* _PROVIDED DATA_:

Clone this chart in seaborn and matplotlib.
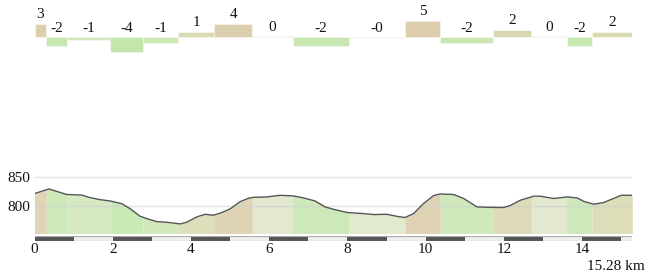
import numpy as np
import pandas as pd
import matplotlib
matplotlib.use("Agg")
import matplotlib.pyplot as plt
from matplotlib.colors import LinearSegmentedColormap, Normalize
import seaborn as sns

# ---- data ----
seg_bounds = [0, 0.3, 0.82, 1.93, 2.77, 3.66, 4.6, 5.57, 6.6, 8.03, 9.48,
              10.37, 11.73, 12.7, 13.6, 14.25, 15.28]
seg_grades = [3.9, -2.7, -0.8, -4.2, -1.6, 1.5, 3.9, 0.1, -2.6, -0.2, 4.9,
              -1.8, 2.1, 0.1, -2.6, 1.7]
seg_labels = ['3', '-2', '-1', '-4', '-1', '1', '4', '0', '-2', '-0', '5',
              '-2', '2', '0', '-2', '2']

dist_km = [0.0, 0.37, 0.82, 1.2, 1.42, 1.67, 1.93, 2.23, 2.44, 2.7, 2.87, 3.12,
           3.38, 3.72, 3.89, 4.15, 4.36, 4.57, 4.79, 5.0, 5.26, 5.47, 5.6, 5.94,
           6.28, 6.62, 6.88, 7.17, 7.43, 7.65, 8.0, 8.41, 8.67, 9.0, 9.26, 9.47,
           9.69, 9.94, 10.2, 10.37, 10.71, 10.97, 11.31, 11.57, 11.99, 12.16,
           12.42, 12.76, 12.93, 13.27, 13.62, 13.87, 14.04, 14.3, 14.55, 14.8,
           15.0, 15.28]
elev_m = [821.6, 829.6, 820, 819, 814.6, 811, 808.7, 804, 795.4, 782, 778, 772.8,
          771.6, 768.7, 771.6, 780.9, 785.5, 783.8, 788.5, 794.8, 807.6, 813.4,
          815, 815.7, 818.6, 817.4, 814, 808.7, 798.3, 794, 788.5, 786.7, 785,
          785.5, 782, 779.8, 786.7, 804, 818, 820.9, 820, 813, 798.3, 797.7,
          797.2, 800.7, 810, 817, 817, 813, 815.7, 814, 808, 803, 806, 813,
          818.6, 818.6]

x_ticks = [0, 2, 4, 6, 8, 10, 12, 14]
y_ticks = [800, 850]
total_label = "15.28 km"

# ---- style ----
sns.set_style("white")
plt.rcParams['font.family'] = ['Liberation Serif', 'DejaVu Serif']
FS = 11

W, H = 650, 274
fig = plt.figure(figsize=(W / 100, H / 100), dpi=100)


def px_rect(x0, ytop, x1, ybot):
    return [x0 / W, 1 - ybot / H, (x1 - x0) / W, (ybot - ytop) / H]


X0, X1 = 34.5, 632.3
XMAX = seg_bounds[-1]

cmap = LinearSegmentedColormap.from_list(
    "grade", [(0.0, '#c2e6ab'), (0.33, '#cde7b6'), (0.444, '#e0e8cc'),
              (0.56, '#d8dcb2'), (0.72, '#dad5b0'), (0.85, '#dccfae'),
              (1.0, '#dccdab')])
norm = Normalize(-4, 5)

# ---- top grade strip ----
ax_top = fig.add_axes(px_rect(X0, 0, X1, 60))
base_px = 37.3
scale = 3.4
ax_top.set_ylim(-(60 - base_px) / scale, base_px / scale)
ax_top.set_xlim(0, XMAX)
starts = np.array(seg_bounds[:-1])
widths = np.diff(seg_bounds)
grades = np.array(seg_grades)
cols = [cmap(norm(g)) for g in grades]
heights = np.where(np.abs(grades) < 0.3, np.sign(grades + 1e-9) * 0.3, grades)
ax_top.bar(starts, heights, width=widths, align='edge', color=cols,
           edgecolor=(1, 1, 1, 0.45), linewidth=0.8)
for s, w, g, lab in zip(starts, widths, grades, seg_labels):
    y = max(g, 0)
    ax_top.annotate(lab, (s + w / 2, y), xytext=(0, 2.0),
                    textcoords='offset points', ha='center', va='bottom',
                    fontsize=FS, color='#111', annotation_clip=False)
ax_top.axis('off')

# ---- elevation profile ----
ax = fig.add_axes(px_rect(X0, 168, X1, 233.5))
ymin = 752
ax.set_ylim(ymin, ymin + (233.5 - 168) / 0.574)
ax.set_xlim(0, XMAX)
d = np.array(dist_km)
e = np.array(elev_m)
for a, b, g in zip(seg_bounds[:-1], seg_bounds[1:], seg_grades):
    inside = (d > a) & (d < b)
    xs = np.concatenate([[a], d[inside], [b]])
    ys = np.interp(xs, d, e)
    ax.fill_between(xs, ymin, ys, color=cmap(norm(g)), alpha=0.88,
                    linewidth=0, zorder=1)
df = pd.DataFrame({"km": dist_km, "elev": elev_m})
sns.lineplot(data=df, x="km", y="elev", ax=ax, color='#555555', lw=1.0,
             zorder=3)
for yv in y_ticks:
    ax.axhline(yv, color='#cfcfcf', lw=1.0, alpha=0.6, zorder=2)
ax.set_xticks(x_ticks)
ax.set_yticks(y_ticks)
ax.set_xlabel("")
ax.set_ylabel("")
ax.tick_params(axis='x', length=0, pad=7, labelsize=FS, colors='#111')
ax.tick_params(axis='y', length=0, pad=3.0, labelsize=FS, colors='#111')
for sp in ax.spines.values():
    sp.set_visible(False)

# ---- km scale bar ----
ax_bar = fig.add_axes(px_rect(X0, 235.5, X1, 240.8))
ax_bar.set_xlim(0, XMAX)
ax_bar.set_ylim(0, 1)
ax_bar.axvspan(0, XMAX, color='#eeeeee', zorder=0)
km_starts = np.arange(0, int(XMAX) + 1, 2)
ax_bar.bar(km_starts, 0.72, width=1, align='edge', bottom=0.05,
           color='#555555', linewidth=0, zorder=2)
ax_bar.axhline(0.97, color='#aaaaaa', lw=0.8, zorder=3)
ax_bar.axhline(0.03, color='#aaaaaa', lw=0.8, zorder=3)
ax_bar.axis('off')

fig.text(645 / W, 1 - 266 / H, total_label, ha='right', va='center',
         fontsize=FS, color='#111')

fig.savefig("out.png", dpi=100)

* _WORK TO DO_:
Copy the whole of the material above exactly, but not its images.

* _FINAL RESULT_:
Clone this chart in seaborn and matplotlib.
import numpy as np
import pandas as pd
import matplotlib
matplotlib.use("Agg")
import matplotlib.pyplot as plt
from matplotlib.colors import LinearSegmentedColormap, Normalize
import seaborn as sns

# ---- data ----
seg_bounds = [0, 0.3, 0.82, 1.93, 2.77, 3.66, 4.6, 5.57, 6.6, 8.03, 9.48,
              10.37, 11.73, 12.7, 13.6, 14.25, 15.28]
seg_grades = [3.9, -2.7, -0.8, -4.2, -1.6, 1.5, 3.9, 0.1, -2.6, -0.2, 4.9,
              -1.8, 2.1, 0.1, -2.6, 1.7]
seg_labels = ['3', '-2', '-1', '-4', '-1', '1', '4', '0', '-2', '-0', '5',
              '-2', '2', '0', '-2', '2']

dist_km = [0.0, 0.37, 0.82, 1.2, 1.42, 1.67, 1.93, 2.23, 2.44, 2.7, 2.87, 3.12,
           3.38, 3.72, 3.89, 4.15, 4.36, 4.57, 4.79, 5.0, 5.26, 5.47, 5.6, 5.94,
           6.28, 6.62, 6.88, 7.17, 7.43, 7.65, 8.0, 8.41, 8.67, 9.0, 9.26, 9.47,
           9.69, 9.94, 10.2, 10.37, 10.71, 10.97, 11.31, 11.57, 11.99, 12.16,
           12.42, 12.76, 12.93, 13.27, 13.62, 13.87, 14.04, 14.3, 14.55, 14.8,
           15.0, 15.28]
elev_m = [821.6, 829.6, 820, 819, 814.6, 811, 808.7, 804, 795.4, 782, 778, 772.8,
          771.6, 768.7, 771.6, 780.9, 785.5, 783.8, 788.5, 794.8, 807.6, 813.4,
          815, 815.7, 818.6, 817.4, 814, 808.7, 798.3, 794, 788.5, 786.7, 785,
          785.5, 782, 779.8, 786.7, 804, 818, 820.9, 820, 813, 798.3, 797.7,
          797.2, 800.7, 810, 817, 817, 813, 815.7, 814, 808, 803, 806, 813,
          818.6, 818.6]

x_ticks = [0, 2, 4, 6, 8, 10, 12, 14]
y_ticks = [800, 850]
total_label = "15.28 km"

# ---- style ----
sns.set_style("white")
plt.rcParams['font.family'] = ['Liberation Serif', 'DejaVu Serif']
FS = 11

W, H = 650, 274
fig = plt.figure(figsize=(W / 100, H / 100), dpi=100)


def px_rect(x0, ytop, x1, ybot):
    return [x0 / W, 1 - ybot / H, (x1 - x0) / W, (ybot - ytop) / H]


X0, X1 = 34.5, 632.3
XMAX = seg_bounds[-1]

cmap = LinearSegmentedColormap.from_list(
    "grade", [(0.0, '#c2e6ab'), (0.33, '#cde7b6'), (0.444, '#e0e8cc'),
              (0.56, '#d8dcb2'), (0.72, '#dad5b0'), (0.85, '#dccfae'),
              (1.0, '#dccdab')])
norm = Normalize(-4, 5)

# ---- top grade strip ----
ax_top = fig.add_axes(px_rect(X0, 0, X1, 60))
base_px = 37.3
scale = 3.4
ax_top.set_ylim(-(60 - base_px) / scale, base_px / scale)
ax_top.set_xlim(0, XMAX)
starts = np.array(seg_bounds[:-1])
widths = np.diff(seg_bounds)
grades = np.array(seg_grades)
cols = [cmap(norm(g)) for g in grades]
heights = np.where(np.abs(grades) < 0.3, np.sign(grades + 1e-9) * 0.3, grades)
ax_top.bar(starts, heights, width=widths, align='edge', color=cols,
           edgecolor=(1, 1, 1, 0.45), linewidth=0.8)
for s, w, g, lab in zip(starts, widths, grades, seg_labels):
    y = max(g, 0)
    ax_top.annotate(lab, (s + w / 2, y), xytext=(0, 2.0),
                    textcoords='offset points', ha='center', va='bottom',
                    fontsize=FS, color='#111', annotation_clip=False)
ax_top.axis('off')

# ---- elevation profile ----
ax = fig.add_axes(px_rect(X0, 168, X1, 233.5))
ymin = 752
ax.set_ylim(ymin, ymin + (233.5 - 168) / 0.574)
ax.set_xlim(0, XMAX)
d = np.array(dist_km)
e = np.array(elev_m)
for a, b, g in zip(seg_bounds[:-1], seg_bounds[1:], seg_grades):
    inside = (d > a) & (d < b)
    xs = np.concatenate([[a], d[inside], [b]])
    ys = np.interp(xs, d, e)
    ax.fill_between(xs, ymin, ys, color=cmap(norm(g)), alpha=0.88,
                    linewidth=0, zorder=1)
df = pd.DataFrame({"km": dist_km, "elev": elev_m})
sns.lineplot(data=df, x="km", y="elev", ax=ax, color='#555555', lw=1.0,
             zorder=3)
for yv in y_ticks:
    ax.axhline(yv, color='#cfcfcf', lw=1.0, alpha=0.6, zorder=2)
ax.set_xticks(x_ticks)
ax.set_yticks(y_ticks)
ax.set_xlabel("")
ax.set_ylabel("")
ax.tick_params(axis='x', length=0, pad=7, labelsize=FS, colors='#111')
ax.tick_params(axis='y', length=0, pad=3.0, labelsize=FS, colors='#111')
for sp in ax.spines.values():
    sp.set_visible(False)

# ---- km scale bar ----
ax_bar = fig.add_axes(px_rect(X0, 235.5, X1, 240.8))
ax_bar.set_xlim(0, XMAX)
ax_bar.set_ylim(0, 1)
ax_bar.axvspan(0, XMAX, color='#eeeeee', zorder=0)
km_starts = np.arange(0, int(XMAX) + 1, 2)
ax_bar.bar(km_starts, 0.72, width=1, align='edge', bottom=0.05,
           color='#555555', linewidth=0, zorder=2)
ax_bar.axhline(0.97, color='#aaaaaa', lw=0.8, zorder=3)
ax_bar.axhline(0.03, color='#aaaaaa', lw=0.8, zorder=3)
ax_bar.axis('off')

fig.text(645 / W, 1 - 266 / H, total_label, ha='right', va='center',
         fontsize=FS, color='#111')

fig.savefig("out.png", dpi=100)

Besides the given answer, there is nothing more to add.